Искупавшись, они лакомятся разломанной пополам подтаявшей плиткой шоколада. Несколько полусонных мух составляют им компанию, а так вокруг стоит тишина, небо безоблачно, но душно, как будто на горизонте собирается гроза, желанная, но пугающая. Эрнст делает стойку на руках, он неплохой гимнаст. Анна в рубашке и нижней юбке лежит на спине. Щурясь на листву, она вытягивает руку и указательным пальцем рисует на белом небесном своде контуры ветвей.
Анна. У тебя есть идеалы?
Эрнст. Что-что?
Анна. Идеалы!
Эрнст. Ну и вопрос.
Анна. Возможно. И все-таки я его задаю и хочу услышать ответ.
Эрнст. Идеалы. Разумеется: иметь деньги. Не работать. Страстные любовницы. Хорошая погода. Крепкое здоровье. Бессмертие — я хочу быть бессмертным, не желаю умирать. Если я обрету бессмертие в значении известности, я не против. Хочу, чтобы тем, кого я люблю, было так же хорошо, как мне. Не хочу никого ненавидеть. Не хочу жениться, никогда. Но хочу иметь много детей. Так что у меня идеалы, пожалуй, есть.
Анна. Ты ничего не воспринимаешь всерьез?
Эрнст. Да, малышка Анна, я ничего не воспринимаю всерьез. А разве я могу иначе, видя, как ведет себя мир. У меня сильная потребность сохранить ясность ума. Посему я не утруждаю себя размышлениями. Начни я размышлять, «чокнусь», как выражается Люсидор.
Анна. У нас в медицинском училище преподают довольно много теоретических предметов. В основном, скучища, но иногда бывает настолько увлекательно и захватывающе, что…
Эрнст. …ты обладаешь способностью к состраданию, а я нет. В этом отношении я похож на мать.

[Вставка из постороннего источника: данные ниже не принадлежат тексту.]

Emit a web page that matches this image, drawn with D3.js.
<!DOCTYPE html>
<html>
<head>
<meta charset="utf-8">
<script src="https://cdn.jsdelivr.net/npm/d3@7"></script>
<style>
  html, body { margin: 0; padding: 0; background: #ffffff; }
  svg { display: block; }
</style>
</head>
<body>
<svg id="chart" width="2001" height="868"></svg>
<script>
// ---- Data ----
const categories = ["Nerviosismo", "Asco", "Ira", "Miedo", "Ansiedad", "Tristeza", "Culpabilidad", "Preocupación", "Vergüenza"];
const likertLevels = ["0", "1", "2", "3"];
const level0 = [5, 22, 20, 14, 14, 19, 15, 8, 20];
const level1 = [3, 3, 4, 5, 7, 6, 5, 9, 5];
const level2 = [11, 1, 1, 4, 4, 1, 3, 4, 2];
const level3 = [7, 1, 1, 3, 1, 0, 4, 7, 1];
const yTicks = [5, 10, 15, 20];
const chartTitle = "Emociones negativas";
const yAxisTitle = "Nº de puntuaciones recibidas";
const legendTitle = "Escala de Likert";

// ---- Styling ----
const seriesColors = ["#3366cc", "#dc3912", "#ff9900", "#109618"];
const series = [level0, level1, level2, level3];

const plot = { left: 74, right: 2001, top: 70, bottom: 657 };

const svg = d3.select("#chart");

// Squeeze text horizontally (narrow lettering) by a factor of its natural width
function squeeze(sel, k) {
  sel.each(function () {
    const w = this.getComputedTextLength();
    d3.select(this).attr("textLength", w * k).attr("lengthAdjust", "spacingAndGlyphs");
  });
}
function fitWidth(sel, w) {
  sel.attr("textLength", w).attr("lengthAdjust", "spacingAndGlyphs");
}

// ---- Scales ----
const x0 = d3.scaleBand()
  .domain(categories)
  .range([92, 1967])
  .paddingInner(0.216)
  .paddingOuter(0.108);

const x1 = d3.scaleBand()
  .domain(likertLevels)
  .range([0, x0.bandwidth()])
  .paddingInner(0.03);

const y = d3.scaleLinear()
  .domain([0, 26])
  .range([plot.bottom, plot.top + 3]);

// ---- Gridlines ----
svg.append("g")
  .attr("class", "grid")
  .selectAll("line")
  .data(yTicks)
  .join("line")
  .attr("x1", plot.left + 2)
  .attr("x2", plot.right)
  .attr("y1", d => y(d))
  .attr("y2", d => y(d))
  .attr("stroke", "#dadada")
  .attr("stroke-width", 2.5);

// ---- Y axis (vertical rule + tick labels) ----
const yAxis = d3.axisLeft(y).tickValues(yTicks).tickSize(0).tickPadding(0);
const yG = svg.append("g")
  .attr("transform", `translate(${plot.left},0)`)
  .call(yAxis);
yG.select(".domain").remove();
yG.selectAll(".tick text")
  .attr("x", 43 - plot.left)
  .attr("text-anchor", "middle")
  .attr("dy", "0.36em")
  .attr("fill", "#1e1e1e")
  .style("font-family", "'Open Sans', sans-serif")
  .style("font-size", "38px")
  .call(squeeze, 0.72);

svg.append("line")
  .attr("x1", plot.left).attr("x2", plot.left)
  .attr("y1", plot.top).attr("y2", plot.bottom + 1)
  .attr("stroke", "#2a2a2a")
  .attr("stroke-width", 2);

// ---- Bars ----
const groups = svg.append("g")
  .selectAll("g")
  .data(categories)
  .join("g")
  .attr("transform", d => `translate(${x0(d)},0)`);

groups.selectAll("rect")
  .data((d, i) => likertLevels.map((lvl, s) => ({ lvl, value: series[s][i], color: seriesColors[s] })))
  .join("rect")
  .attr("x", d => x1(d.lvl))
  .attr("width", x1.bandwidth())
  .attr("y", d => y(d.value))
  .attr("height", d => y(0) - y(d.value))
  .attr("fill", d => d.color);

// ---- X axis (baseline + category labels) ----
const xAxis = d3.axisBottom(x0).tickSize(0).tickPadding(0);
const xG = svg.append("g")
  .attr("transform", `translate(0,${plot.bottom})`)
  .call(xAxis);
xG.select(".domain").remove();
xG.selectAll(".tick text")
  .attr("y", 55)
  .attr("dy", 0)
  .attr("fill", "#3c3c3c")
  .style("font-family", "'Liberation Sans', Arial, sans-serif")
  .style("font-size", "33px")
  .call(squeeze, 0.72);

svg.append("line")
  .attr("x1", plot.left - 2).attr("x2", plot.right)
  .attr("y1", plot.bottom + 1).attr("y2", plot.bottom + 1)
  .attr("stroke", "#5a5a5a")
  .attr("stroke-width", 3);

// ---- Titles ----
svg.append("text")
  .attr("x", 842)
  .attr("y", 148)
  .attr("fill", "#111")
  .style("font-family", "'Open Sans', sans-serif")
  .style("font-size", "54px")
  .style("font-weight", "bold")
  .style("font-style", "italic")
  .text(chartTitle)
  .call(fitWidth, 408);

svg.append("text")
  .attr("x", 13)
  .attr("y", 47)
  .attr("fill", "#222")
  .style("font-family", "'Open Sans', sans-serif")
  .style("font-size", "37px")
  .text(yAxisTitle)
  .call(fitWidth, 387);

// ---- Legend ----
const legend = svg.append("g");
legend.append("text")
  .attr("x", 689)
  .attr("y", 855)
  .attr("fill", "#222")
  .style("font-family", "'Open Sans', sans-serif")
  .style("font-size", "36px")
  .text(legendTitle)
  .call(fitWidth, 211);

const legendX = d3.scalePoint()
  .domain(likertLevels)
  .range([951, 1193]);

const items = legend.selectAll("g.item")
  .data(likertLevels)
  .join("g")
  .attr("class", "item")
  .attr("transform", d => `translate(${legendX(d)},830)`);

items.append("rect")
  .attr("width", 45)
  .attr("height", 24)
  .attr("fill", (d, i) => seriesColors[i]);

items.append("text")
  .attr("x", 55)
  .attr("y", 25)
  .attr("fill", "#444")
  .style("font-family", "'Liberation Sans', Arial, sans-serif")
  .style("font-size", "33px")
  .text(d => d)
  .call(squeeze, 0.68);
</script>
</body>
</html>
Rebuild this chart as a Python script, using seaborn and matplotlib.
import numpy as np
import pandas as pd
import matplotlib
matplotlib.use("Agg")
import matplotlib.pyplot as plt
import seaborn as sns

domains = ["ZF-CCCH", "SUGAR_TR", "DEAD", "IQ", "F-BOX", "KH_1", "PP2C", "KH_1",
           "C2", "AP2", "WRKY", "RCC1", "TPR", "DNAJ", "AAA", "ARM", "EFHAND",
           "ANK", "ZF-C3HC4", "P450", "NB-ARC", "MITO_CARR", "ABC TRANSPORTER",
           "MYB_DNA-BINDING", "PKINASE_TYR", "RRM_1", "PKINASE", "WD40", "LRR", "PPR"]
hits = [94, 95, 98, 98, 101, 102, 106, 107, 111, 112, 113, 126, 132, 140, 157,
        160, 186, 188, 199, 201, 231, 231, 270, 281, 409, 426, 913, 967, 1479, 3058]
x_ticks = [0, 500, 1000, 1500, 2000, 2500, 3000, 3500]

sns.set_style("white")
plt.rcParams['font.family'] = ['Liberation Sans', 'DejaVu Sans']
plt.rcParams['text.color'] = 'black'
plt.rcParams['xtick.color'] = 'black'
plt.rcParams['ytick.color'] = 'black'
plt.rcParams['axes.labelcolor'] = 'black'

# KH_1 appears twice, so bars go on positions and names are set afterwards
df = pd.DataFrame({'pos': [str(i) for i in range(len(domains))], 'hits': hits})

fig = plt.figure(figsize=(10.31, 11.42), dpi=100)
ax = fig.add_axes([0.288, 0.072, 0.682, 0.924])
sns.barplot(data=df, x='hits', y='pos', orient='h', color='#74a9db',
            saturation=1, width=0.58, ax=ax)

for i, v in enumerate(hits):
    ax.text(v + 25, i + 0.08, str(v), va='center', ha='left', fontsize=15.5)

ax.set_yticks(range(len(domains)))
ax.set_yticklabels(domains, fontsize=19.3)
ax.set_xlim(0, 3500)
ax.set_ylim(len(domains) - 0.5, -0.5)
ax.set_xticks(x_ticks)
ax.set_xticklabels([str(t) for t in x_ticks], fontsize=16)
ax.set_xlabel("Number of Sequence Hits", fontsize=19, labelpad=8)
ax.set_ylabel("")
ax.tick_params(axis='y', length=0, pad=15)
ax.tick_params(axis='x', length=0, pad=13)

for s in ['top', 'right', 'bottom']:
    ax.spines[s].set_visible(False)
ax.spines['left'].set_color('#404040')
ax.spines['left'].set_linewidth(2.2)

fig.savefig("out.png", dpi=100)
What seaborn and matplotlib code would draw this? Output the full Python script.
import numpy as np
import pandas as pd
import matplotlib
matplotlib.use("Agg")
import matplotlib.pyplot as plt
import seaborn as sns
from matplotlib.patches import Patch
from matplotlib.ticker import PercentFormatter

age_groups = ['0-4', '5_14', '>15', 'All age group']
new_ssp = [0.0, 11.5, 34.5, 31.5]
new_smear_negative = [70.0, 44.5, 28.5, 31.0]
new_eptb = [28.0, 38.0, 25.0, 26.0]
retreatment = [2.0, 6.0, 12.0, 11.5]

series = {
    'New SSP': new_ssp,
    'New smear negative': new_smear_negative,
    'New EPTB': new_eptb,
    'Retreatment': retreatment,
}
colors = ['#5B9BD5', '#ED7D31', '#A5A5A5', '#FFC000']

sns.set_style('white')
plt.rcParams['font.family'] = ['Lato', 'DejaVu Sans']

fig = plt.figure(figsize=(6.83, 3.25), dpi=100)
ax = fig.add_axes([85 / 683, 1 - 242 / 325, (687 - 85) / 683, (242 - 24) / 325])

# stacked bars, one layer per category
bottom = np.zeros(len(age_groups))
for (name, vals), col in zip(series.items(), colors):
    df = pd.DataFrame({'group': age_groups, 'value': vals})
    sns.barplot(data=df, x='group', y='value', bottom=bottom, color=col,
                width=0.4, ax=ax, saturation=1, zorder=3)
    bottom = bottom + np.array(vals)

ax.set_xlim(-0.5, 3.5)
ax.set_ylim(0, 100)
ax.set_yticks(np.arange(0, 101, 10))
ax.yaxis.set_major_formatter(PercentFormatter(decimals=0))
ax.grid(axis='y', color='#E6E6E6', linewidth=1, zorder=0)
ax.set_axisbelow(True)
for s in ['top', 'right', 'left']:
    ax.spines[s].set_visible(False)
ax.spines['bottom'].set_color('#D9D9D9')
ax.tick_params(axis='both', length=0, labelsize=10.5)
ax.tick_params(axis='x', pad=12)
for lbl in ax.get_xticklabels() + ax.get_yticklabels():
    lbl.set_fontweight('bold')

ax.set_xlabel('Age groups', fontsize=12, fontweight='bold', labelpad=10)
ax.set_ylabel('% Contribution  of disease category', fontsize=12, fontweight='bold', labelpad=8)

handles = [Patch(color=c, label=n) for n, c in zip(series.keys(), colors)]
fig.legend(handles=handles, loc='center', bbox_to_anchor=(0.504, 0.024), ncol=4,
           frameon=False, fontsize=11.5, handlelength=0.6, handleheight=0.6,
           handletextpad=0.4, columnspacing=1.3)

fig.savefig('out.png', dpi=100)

Анна. Так вот, однажды у нас вела занятие женщина-врач, профессор- педиатр. Она просто начала рассказывать, приводя примеры из своей практики. Главным образом, о детях, больных раком. Она описывала такие страшные страдания, что мы едва сдерживались, чтобы не разреветься, слушая все эти ужасы. Дети, испытывающие невероятные муки. Маленькие дети, понимаешь, Эрнст, которые ничего не сознают и видят лишь рядом беспомощных взрослых. Измученные, плачущие, мужественные, молчаливые стоические дети. А потом они умирают, спасения нет. Порой резаные-перерезаные до неузнаваемости. Профессорша рассказывала совершенно спокойно. Но в каждом слове звучало сострадание. Понимаешь, Эрнст?